L’Unione Europea e la dura legge del think tank
L’Italia non rientra tra i paesi più vulnerabili e a rischio default - come la Grecia, la Spagna e il Portogallo - ma a causa del proprio debito pubblico resta lontana da potenze del calibro di Francia e Germania, con cui spesso ambisce a confrontarsi. Il decimo posto assegnatoci dal Lisbon Council, nel suo Euro Monitor Ranking per il 2010 presentato a fine ottobre, non ci fa certo onore.
Né ci conforta l’analisi tracciata dal Centro per le riforme europee (Cer), blasonato think tank dal quartier generale londinese, con il quale collaborano personalità come Giuliano Amato e Pascal Lamy.
Nel marzo 2010 il Cer classificava l’Italia tra i cosiddetti paesi “villains” (come si può tradurre? bricconcelli, cattivoni, birbanti?) o “laggards” (ritardatari) nei seguenti settori chiave: information society; research & development; modernizzazione della protezione sociale, fiscalità e più in generale nel raggiungimento degli obiettivi di Lisbona.

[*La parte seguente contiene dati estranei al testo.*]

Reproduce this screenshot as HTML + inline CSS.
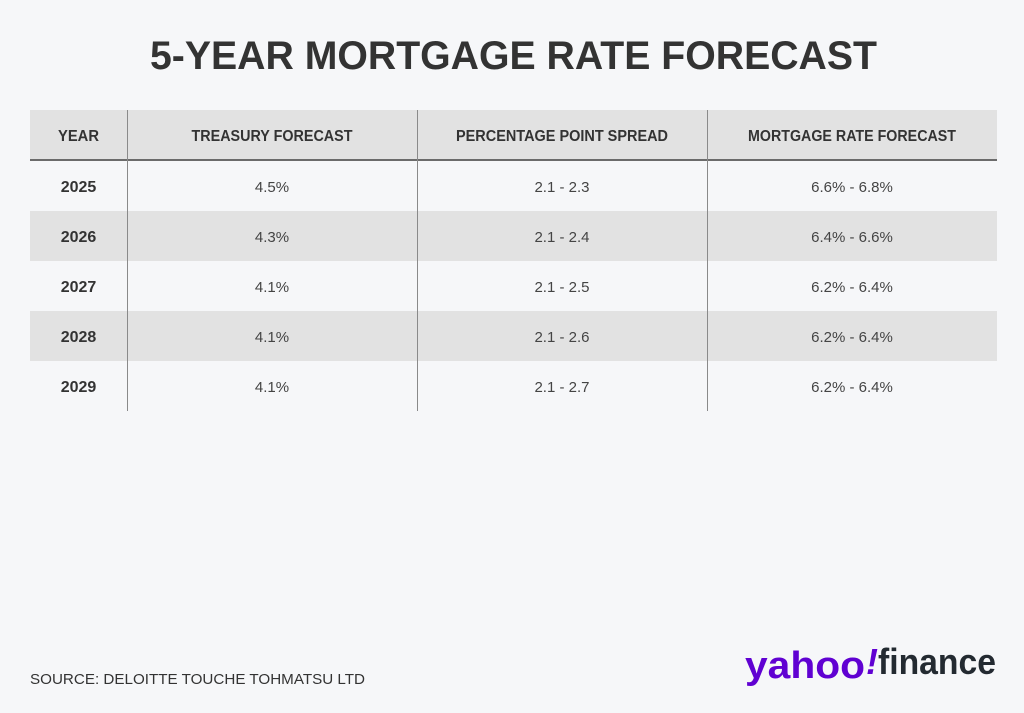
<!DOCTYPE html>
<html><head><meta charset="utf-8"><style>
html,body{margin:0;padding:0;background:#f6f7f9;}
svg{display:block;}
text{font-family:"Liberation Sans",sans-serif;}
</style></head><body>
<svg id="chart" width="1024" height="713" viewBox="0 0 1024 713" xmlns="http://www.w3.org/2000/svg">
<rect x="0" y="0" width="1024" height="713" fill="#f6f7f9"/>
<text x="150" y="69" font-size="40" font-weight="bold" fill="#333" textLength="727" lengthAdjust="spacingAndGlyphs">5-YEAR MORTGAGE RATE FORECAST</text>
<g id="tbl"></g>
<text x="30" y="684" font-size="15" fill="#333" textLength="335" lengthAdjust="spacingAndGlyphs">SOURCE: DELOITTE TOUCHE TOHMATSU LTD</text>
<g>
<text x="745" y="678" font-size="38" font-weight="bold" fill="#6001d2" textLength="120" lengthAdjust="spacingAndGlyphs">yahoo</text>
<text x="866" y="674" font-size="36" font-weight="bold" font-style="italic" fill="#6001d2">!</text>
<text x="878" y="674" font-size="36" font-weight="bold" fill="#232a31" textLength="118" lengthAdjust="spacingAndGlyphs">finance</text>
</g>
</svg>
<script>
const headers = ["YEAR","TREASURY FORECAST","PERCENTAGE POINT SPREAD","MORTGAGE RATE FORECAST"];
const years = ["2025","2026","2027","2028","2029"];
const treasury = ["4.5%","4.3%","4.1%","4.1%","4.1%"];
const spread = ["2.1 - 2.3","2.1 - 2.4","2.1 - 2.5","2.1 - 2.6","2.1 - 2.7"];
const mortgage = ["6.6% - 6.8%","6.4% - 6.6%","6.2% - 6.4%","6.2% - 6.4%","6.2% - 6.4%"];

const NS="http://www.w3.org/2000/svg";
const g=document.getElementById('tbl');
const colX=[30,127,417,707,997];
const headTop=110, headH=50, rowH=50, bodyTop=161;
const hdrW=[41,161,212,208];
function el(tag,attrs){const e=document.createElementNS(NS,tag);for(const k in attrs)e.setAttribute(k,attrs[k]);g.appendChild(e);return e;}
function txt(s,x,y,opts){const t=el('text',Object.assign({x:x,y:y,'text-anchor':'middle'},opts));t.textContent=s;return t;}

const hb=el('rect',{x:30,y:headTop,width:967,height:headH,fill:'#e2e2e2'});


for(let i=0;i<years.length;i++){
  if(i%2===1){
    const r=el('rect',{x:30,y:bodyTop+i*rowH,width:967,height:rowH,fill:'#e2e2e2'});
    
    
  }
}
const hl=el('rect',{x:30,y:159,width:967,height:2,fill:'#6b6b6b'});


for(let c=1;c<4;c++){
  const l=el('rect',{x:colX[c],y:headTop,width:1,height:bodyTop+years.length*rowH-headTop,fill:'#8a8a8a'});
  
  
}
headers.forEach((h,c)=>{
  const cx=(colX[c]+colX[c+1])/2;
  const t=txt(h,cx-hdrW[c]/2,141,{'font-size':16,'font-weight':'bold',fill:'#333','text-anchor':'start',textLength:hdrW[c],lengthAdjust:'spacingAndGlyphs'});
  
  
});
const cols=[years,treasury,spread,mortgage];
for(let i=0;i<years.length;i++){
  const y=bodyTop+i*rowH+rowH/2+6;
  cols.forEach((arr,c)=>{
    const cx=(colX[c]+colX[c+1])/2;
    const t=txt(arr[i],cx,y,c===0?{'font-size':16,'font-weight':'bold',fill:'#333'}:{'font-size':15,fill:'#444'});
    
    
  });
}
</script>
</body></html>
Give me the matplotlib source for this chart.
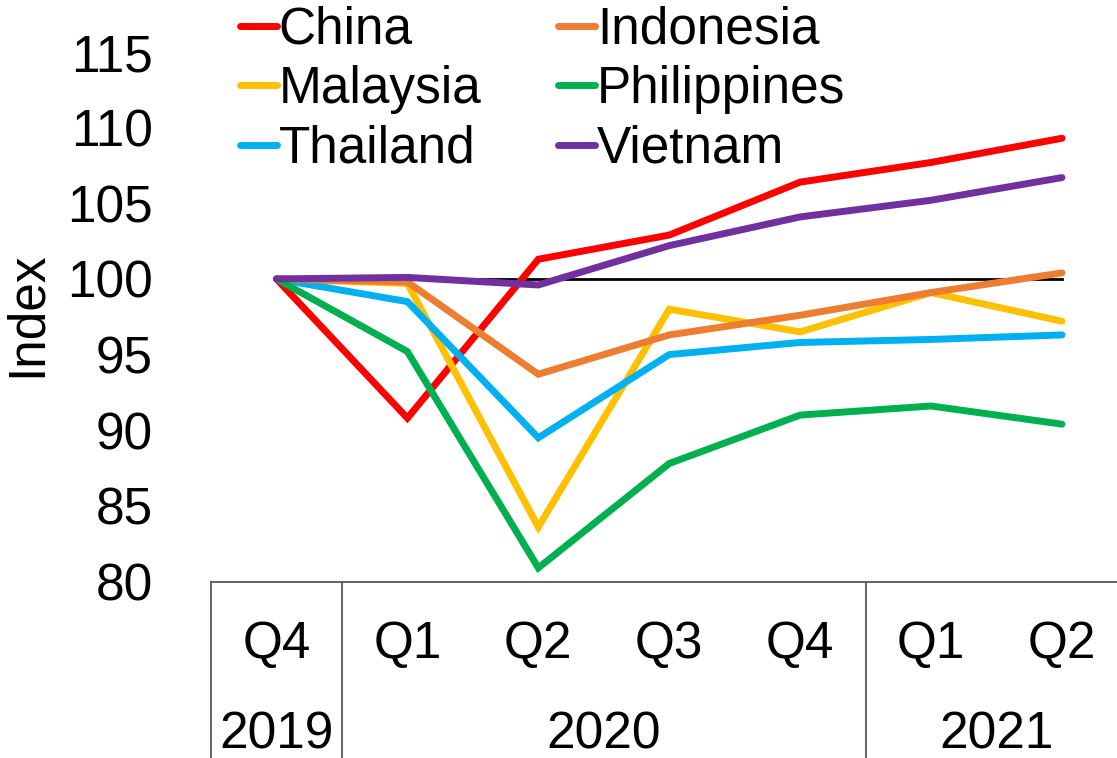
import matplotlib.pyplot as plt
from matplotlib.lines import Line2D
import matplotlib.transforms as mtransforms

plt.rcParams['font.family'] = ['Liberation Sans', 'DejaVu Sans']

# quarter labels and year groups for the category axis
quarters = ["Q4", "Q1", "Q2", "Q3", "Q4", "Q1", "Q2"]
years = ["2019", "2020", "2021"]
year_span = [(0, 0), (1, 4), (5, 6)]

# index values, Q4 2019 = 100
china = [100, 90.8, 101.3, 102.9, 106.4, 107.7, 109.3]
indonesia = [100, 99.8, 93.7, 96.3, 97.6, 99.1, 100.4]
malaysia = [100, 99.7, 83.6, 98.0, 96.5, 99.1, 97.2]
philippines = [100, 95.2, 80.9, 87.8, 91.0, 91.6, 90.4]
thailand = [100, 98.5, 89.5, 95.0, 95.8, 96.0, 96.3]
vietnam = [100, 100.1, 99.6, 102.2, 104.1, 105.2, 106.7]
baseline = [100] * 7

series = [
    ("China", china, "#FF0000"),
    ("Malaysia", malaysia, "#FFC000"),
    ("Thailand", thailand, "#00B0F0"),
    ("Indonesia", indonesia, "#ED7D31"),
    ("Philippines", philippines, "#00B050"),
    ("Vietnam", vietnam, "#7030A0"),
]

FS = 37
W, H = 1117, 758
fig = plt.figure(figsize=(W / 100, H / 100), dpi=100)
left, right, bottom, top = 211, 1117, 581.5, 52
ax = fig.add_axes([left / W, (H - bottom) / H, (right - left) / W, (bottom - top) / H])

x = list(range(len(quarters)))
ax.plot(x, baseline, color="black", linewidth=2, zorder=1)
handles = []
for name, vals, col in series:
    ln, = ax.plot(x, vals, color=col, linewidth=5.0, label=name,
                  solid_capstyle="round", solid_joinstyle="miter", zorder=2)
    handles.append(ln)

ax.set_xlim(-0.5, 6.42)
ax.set_ylim(80, 115)
ax.set_yticks([80, 85, 90, 95, 100, 105, 110, 115])
ax.tick_params(axis="y", length=0, pad=42, labelsize=FS)
ax.set_xticks([])
for s in ["left", "right", "top"]:
    ax.spines[s].set_visible(False)
ax.spines["bottom"].set_color("#595959")
ax.spines["bottom"].set_linewidth(1.3)

ax.set_ylabel("Index", fontsize=FS)
ax.yaxis.set_label_coords(-0.1755, 0.505)

# category table under the axis
trans = mtransforms.blended_transform_factory(ax.transData, ax.transAxes)
axh = bottom - top
q_y = -(645 - bottom) / axh
y_y = -(735 - bottom) / axh
low = -(H - bottom) / axh
for i, q in enumerate(quarters):
    ax.text(i, q_y, q, transform=trans, ha="center", va="center", fontsize=FS)
for yr, (a, b) in zip(years, year_span):
    ax.text((a + b) / 2, y_y, yr, transform=trans, ha="center", va="center", fontsize=FS)
for xs in [-0.5, 0.5, 4.5]:
    ax.add_line(Line2D([xs, xs], [0, low], transform=trans, color="#595959",
                       linewidth=1.3, clip_on=False))

fig.legend(handles=handles, loc="upper left", ncol=2, fontsize=FS, frameon=False,
           handlelength=0.72, handletextpad=0.03, columnspacing=1.5,
           labelspacing=0.2, borderpad=0, borderaxespad=0,
           bbox_to_anchor=(240 / W, 1 - 6 / H))

fig.savefig("out.png", dpi=100)
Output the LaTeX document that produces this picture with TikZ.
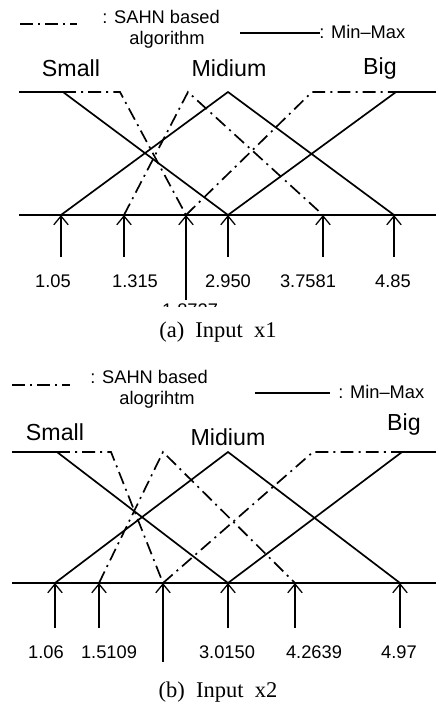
\documentclass[tikz,border=0pt]{standalone}
\usepackage{fontspec}
\setmainfont{Liberation Serif}
\setsansfont{Liberation Sans}
\usetikzlibrary{arrows.meta}

\tikzset{
  minmax/.style={line width=1.2pt},
  sahn/.style={line width=1.2pt, dash pattern=on 3.2mm off 1.3mm on 0.5mm off 1.3mm},
  axisline/.style={line width=1.2pt},
  inarrow/.style={line width=0.9pt, -{Straight Barb[length=2.2mm,width=3.6mm]}},
  lbl/.style={font=\sffamily\fontsize{13}{15}\selectfont, inner sep=0pt},
  setname/.style={font=\sffamily\fontsize{16.5}{18}\selectfont, inner sep=0pt},
  capt/.style={font=\rmfamily\fontsize{16}{18}\selectfont, inner sep=0pt},
}

\begin{document}
\begin{tikzpicture}[x=0.25mm, y=-0.25mm]
  \useasboundingbox (0,0) rectangle (436,718);

  % ---------- (a) Input x1 ----------
  % legend
  \draw[sahn] (20,24) -- (77,24);
  \node[lbl, anchor=west] (lgA1) at (102,17) {: SAHN based};
  \node[lbl] (lgA2) at (167,40) {algorithm};
  \draw[minmax] (240,33) -- (320,33);
  \node[lbl, anchor=west] (lgA3) at (319,32) {: Min--Max};

  % fuzzy set names
  \node[setname] (smallA) at (71,68) {Small};
  \node[setname] (midA) at (229,68) {Midium};
  \node[setname] (bigA) at (380,68) {Big};

  % Min-Max membership functions
  \draw[minmax] (19,92) -- (63,92) -- (228,215);
  \draw[minmax] (61,215) -- (228,92) -- (394,215);
  \draw[minmax] (228,215) -- (396,92) -- (436,92);

  % SAHN based membership functions
  \draw[sahn] (63,92) -- (120,92) -- (186,215);
  \draw[sahn] (124,215) -- (188,92) -- (323,215);
  \draw[sahn] (186,215) -- (312,92) -- (396,92);

  \draw[axisline] (19,215) -- (436,215);

  % input values
  \foreach \x/\lx/\lab [count=\i] in {61/53/1.05, 124/135/1.315, 228/228/2.950,
                                     323/308/3.7581, 394/393/4.85}{
    \coordinate (tA\i) at (\x,257);
    \coordinate (hA\i) at (\x,215);
    \draw[inarrow] (tA\i) -- (hA\i);
    \node[lbl] (vA\i) at (\lx,281) {\lab};
  }
  \coordinate (tA0) at (186,300);
  \coordinate (hA0) at (186,215);
  \draw[inarrow] (tA0) -- (hA0);
  \begin{scope}
    \clip (150,302) rectangle (250,306);
    \node[lbl] (vA0) at (190,310) {1.8727};
  \end{scope}

  \node[capt] (capA) at (218,332) {(a)\ \ Input\ \ x1};

  % ---------- (b) Input x2 ----------
  % legend
  \draw[sahn] (12,385) -- (70,385);
  \node[lbl, anchor=west] (lgB1) at (90,377) {: SAHN based};
  \node[lbl] (lgB2) at (157,400) {alogrihtm};
  \draw[minmax] (255,393) -- (330,393);
  \node[lbl, anchor=west] (lgB3) at (338,392) {: Min--Max};

  % fuzzy set names
  \node[setname] (smallB) at (55,432) {Small};
  \node[setname] (midB) at (228,437) {Midium};
  \node[setname] (bigB) at (404,424) {Big};

  % Min-Max membership functions
  \draw[minmax] (12,452) -- (57,452) -- (228,583);
  \draw[minmax] (55,583) -- (228,452) -- (400,583);
  \draw[minmax] (228,583) -- (402,452) -- (436,452);

  % SAHN based membership functions
  \draw[sahn] (57,452) -- (111,452) -- (163,583);
  \draw[sahn] (99,583) -- (163,452) -- (295,583);
  \draw[sahn] (163,583) -- (313,452) -- (402,452);

  \draw[axisline] (12,583) -- (436,583);

  % input values
  \foreach \x/\lx/\lab [count=\i] in {55/46/1.06, 99/109/1.5109, 228/227/3.0150,
                                     295/314/4.2639, 400/399/4.97}{
    \coordinate (tB\i) at (\x,628);
    \coordinate (hB\i) at (\x,583);
    \draw[inarrow] (tB\i) -- (hB\i);
    \node[lbl] (vB\i) at (\lx,652) {\lab};
  }
  \coordinate (tB0) at (163,662);
  \coordinate (hB0) at (163,583);
  \draw[inarrow] (tB0) -- (hB0);

  \node[capt] (capB) at (218,692) {(b)\ \ Input\ \ x2};
\end{tikzpicture}
\end{document}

Sul podio troviamo i tre paesi scandinavi (Svezia, Finlandia, Danimarca), l’Austria e i Paesi Bassi. Nella classifica generale, che valuta tutti e ventisette i paesi membri sugli obiettivi di Lisbona, l’Italia è in coda, seguita dalla Bulgaria, dalla Romania e da Malta.
Undici anni dopo la sua creazione, anche l’Unione monetaria europea ha dovuto affrontare un test molto duro, legato alla crisi del debito greco e all’allarme in Irlanda. La classifica stilata dal Lisbon Council di Bruxelles, prendendo in considerazione questa volta i sedici paesi di Eurolandia, non intravede eccellenze in alcun paese, nemmeno nella Germania o nell’Austria, che detengono il primato della competitività. A parte la Grecia, sono Portogallo e Spagna i paesi più a rischio. E’ la Germania, quindi, la più grande economica europea. Ottime anche le performance dell’Austria, del Lussemburgo, di Malta (quest’ultima invece “bistrattata” dal Cern, seppure su tutt’altri temi).
Come ricetta di virtù, il Lisbon Council propone non soltanto di incrementare la macrosorveglianza finanziaria, ma anche di rafforzare le procedure nazionali di governance. Altra priorità è quella delle riforme fiscali, da attuare con la massima urgenza.
Da ultimo non possiamo dimenticare che entrambi i think tank hanno realizzato le loro analisi grazie ad alcuni sponsor non sempre super partes: il Gruppo Allianz per il Lisbon Council; KPMG, Tesco e Unilever per il Cer. Per dirla con Platone: chi controllerà il controllore?